The concern with the last bullet for legitimate calling businesses is ensuring that they are not blocked by accident. Imagine your entire health system being unable to connect on any outbound calls because the telecommunications provider determined you were a “robocaller” simply for calling with appointment reminders.

To help ensure that Americollect numbers are verified as authentic, we have partnered with a leader in the field of unique identity resolution. They monitor to safeguard our numbers from being listed as spam or robocalls when we’re making outbound calls, increasing the confidence that the right name is displayed on caller ID when we call.

In addition to utilizing what the TRACED Act will provide, Americollect is taking additional steps to ensure that we are able to connect with your patients through a variety of means, including the Reassigned Number Database.

The Reassigned Number Database is a single comprehensive database that will contain information related to disconnected numbers so a caller can determine whether a number has been permanently disconnected – and reassigned – prior to making a call. Once the Reassigned Number Database goes live in mid to late 2020, we will be able to take additional steps to certify the numbers we are calling have not been reassigned before we call.
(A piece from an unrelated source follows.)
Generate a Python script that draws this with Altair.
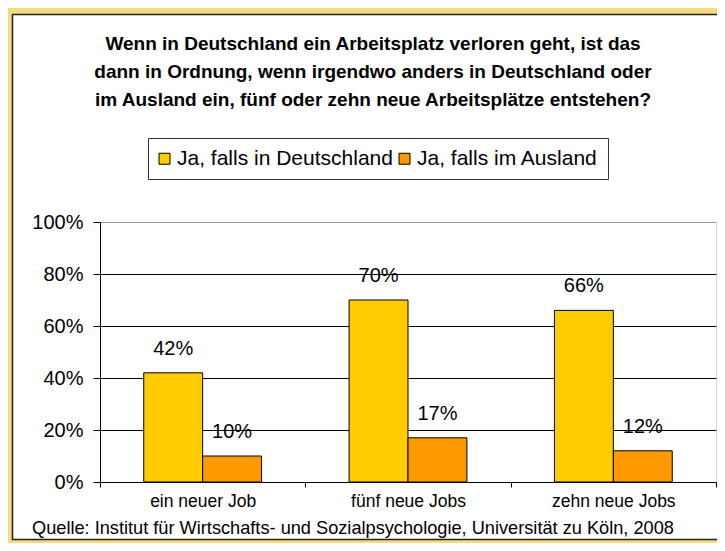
import altair as alt
import pandas as pd

categories = ["ein neuer Job", "fünf neue Jobs", "zehn neue Jobs"]
series = ["Ja, falls in Deutschland", "Ja, falls im Ausland"]
deutschland = [42, 70, 66]
ausland = [10, 17, 12]
y_ticks = [0, 20, 40, 60, 80, 100]
title_lines = [
    "Wenn in Deutschland ein Arbeitsplatz verloren geht, ist das",
    "dann in Ordnung, wenn irgendwo anders in Deutschland oder",
    "im Ausland ein, fünf oder zehn neue Arbeitsplätze entstehen?",
]
source = "Quelle: Institut für Wirtschafts- und Sozialpsychologie, Universität zu Köln, 2008"
colors = ["#FFCC00", "#FF9900"]

rows = []
for i, c in enumerate(categories):
    rows.append({"Kategorie": c, "Serie": series[0], "Wert": deutschland[i]})
    rows.append({"Kategorie": c, "Serie": series[1], "Wert": ausland[i]})
df = pd.DataFrame(rows)
df["Label"] = df["Wert"].astype(str) + "%"
one = pd.DataFrame({"a": [0]})

FONT = "Liberation Sans"

x = alt.X(
    "Kategorie:N", sort=categories,
    scale=alt.Scale(paddingInner=0, paddingOuter=0),
    axis=alt.Axis(title=None, labelAngle=0, tickBand="extent", domainColor="black",
                  tickColor="black", tickSize=5, labelFontSize=17.5, labelColor="black",
                  labelFont=FONT, labelPadding=5, grid=False),
)
xo = alt.XOffset("Serie:N", sort=series, scale=alt.Scale(paddingInner=0, paddingOuter=0.743))
y = alt.Y(
    "Wert:Q", scale=alt.Scale(domain=[0, 100], nice=False),
    axis=alt.Axis(values=y_ticks, title=None, labelExpr="datum.value + '%'",
                  labelFontSize=20, labelFont=FONT, labelColor="black", tickSize=7,
                  tickColor="black", domainColor="black", labelPadding=10,
                  gridColor=alt.condition("datum.value == 100", alt.value("#999999"), alt.value("black")),
                  gridWidth=1),
)
color = alt.Color(
    "Serie:N", sort=series, scale=alt.Scale(domain=series, range=colors),
    legend=alt.Legend(orient="none", legendX=48, legendY=-84, direction="horizontal", title=None,
                      strokeColor="#333333", padding=10, labelFontSize=21, labelFont=FONT,
                      labelColor="black", symbolType="square", symbolSize=121, labelLimit=400,
                      symbolStrokeColor="black", symbolStrokeWidth=1, labelOffset=2,
                      symbolOffset=-4, columnPadding=4, fillColor="white"),
)

bars = alt.Chart(df).mark_bar(stroke="black", strokeWidth=1).encode(x=x, xOffset=xo, y=y, color=color)
labels = alt.Chart(df).mark_text(dy=-24, fontSize=20, font=FONT, color="black").encode(
    x=x, xOffset=xo, y=y, text="Label:N")

frame_y = alt.Chart(one).mark_rect(fillOpacity=0, stroke="#F2DC7C", strokeWidth=6).encode(
    x=alt.value(-90), x2=alt.value(800), y=alt.value(-211), y2=alt.value(320))
frame_b = alt.Chart(one).mark_rect(fillOpacity=0, stroke="#222222", strokeWidth=1.5).encode(
    x=alt.value(-87.5), x2=alt.value(800), y=alt.value(-207.5), y2=alt.value(317.5))
src = alt.Chart(one).mark_text(text=source, align="left", baseline="middle", fontSize=18.2,
                               font=FONT, color="black").encode(x=alt.value(-68), y=alt.value(307))
ttl = alt.Chart(one).mark_text(text=title_lines, align="center", baseline="middle", fontSize=19,
                               font=FONT, fontWeight="bold", lineHeight=28, color="black").encode(
    x=alt.value(273), y=alt.value(-178))

chart = alt.layer(frame_y, frame_b, bars, labels, src, ttl).properties(
    width=616, height=260, autosize="none",
    padding={"left": 92, "top": 214, "right": 1, "bottom": 61},
).configure_view(stroke="#999999", strokeWidth=1).configure(background="white")

chart.save("out.html", embed_options={"renderer": "svg", "actions": False})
It is important that healthcare providers develop a process within their system to note the date they received the phone number from the patient and the last time it was verified. 
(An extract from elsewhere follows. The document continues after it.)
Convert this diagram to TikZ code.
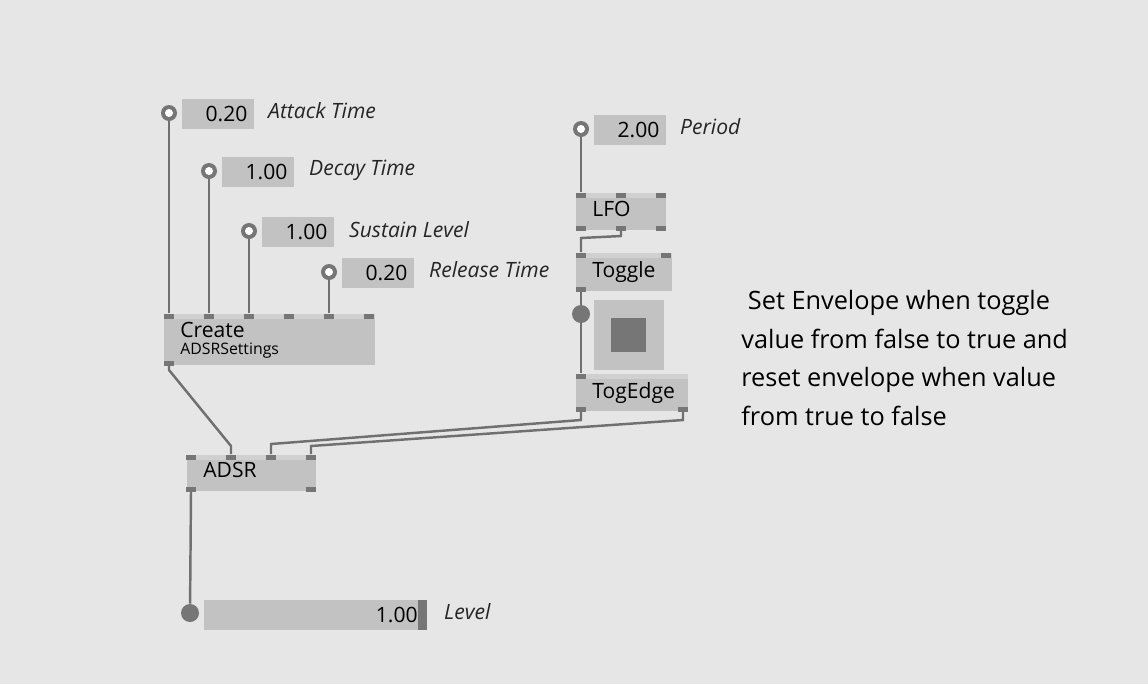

The new omnichannel solution we are working on, which is an advanced communication platform, will allow us to seamlessly ping the Reassigned Number Database quickly and succinctly, ensuring that we are able to continue making contact at our regular rate without missing a beat. Our omnichannel solution means near real-time action, something other agencies may be unable to provide.

Americollect uses email to communicate with patients on an opt-in basis, however a recent proposal by the Consumer Financial Protection Bureau (CFPB) is providing legal clarity for the use of email, which only strengthens our omnichannel solution. According to Meddata.com, 86-percent of patients still receive paper medical bills. When you look at the number of people who receive their bank, credit card, cell phone and other statements via email, there is a lot of potential for this communication channel.

Once the CFPB moves forward with clarifying the rules for email communication, we will be able to work with patients who don’t have confidence in their phone to have confidence in their email, knowing that the communication they receive from us is real. You can help your collection agency prepare for this by sharing verified patient email addresses you have on file, so they have multiple ways to contact the consumer.

Not only will the TRACED Act help agencies like Americollect reach patients, it will also help hospitals battle incoming robocalls. The Hospital Robocall Protection Group is being created to assist hospitals by issuing a “best practices” to how hospitals can better combat unlawful robocalls made to hospitals, how they can better protect themselves from such calls and how the Federal and State governments can help combat such calls.

We are excited about how the TRACED Act will positively impact unwanted robocalls, making it easier for patients to confidently know the calls they are receiving are real, not spam calls that we all dislike.

We are even more excited to be able to answer our phones and not be offered a “free” trip or medical device that we don’t need!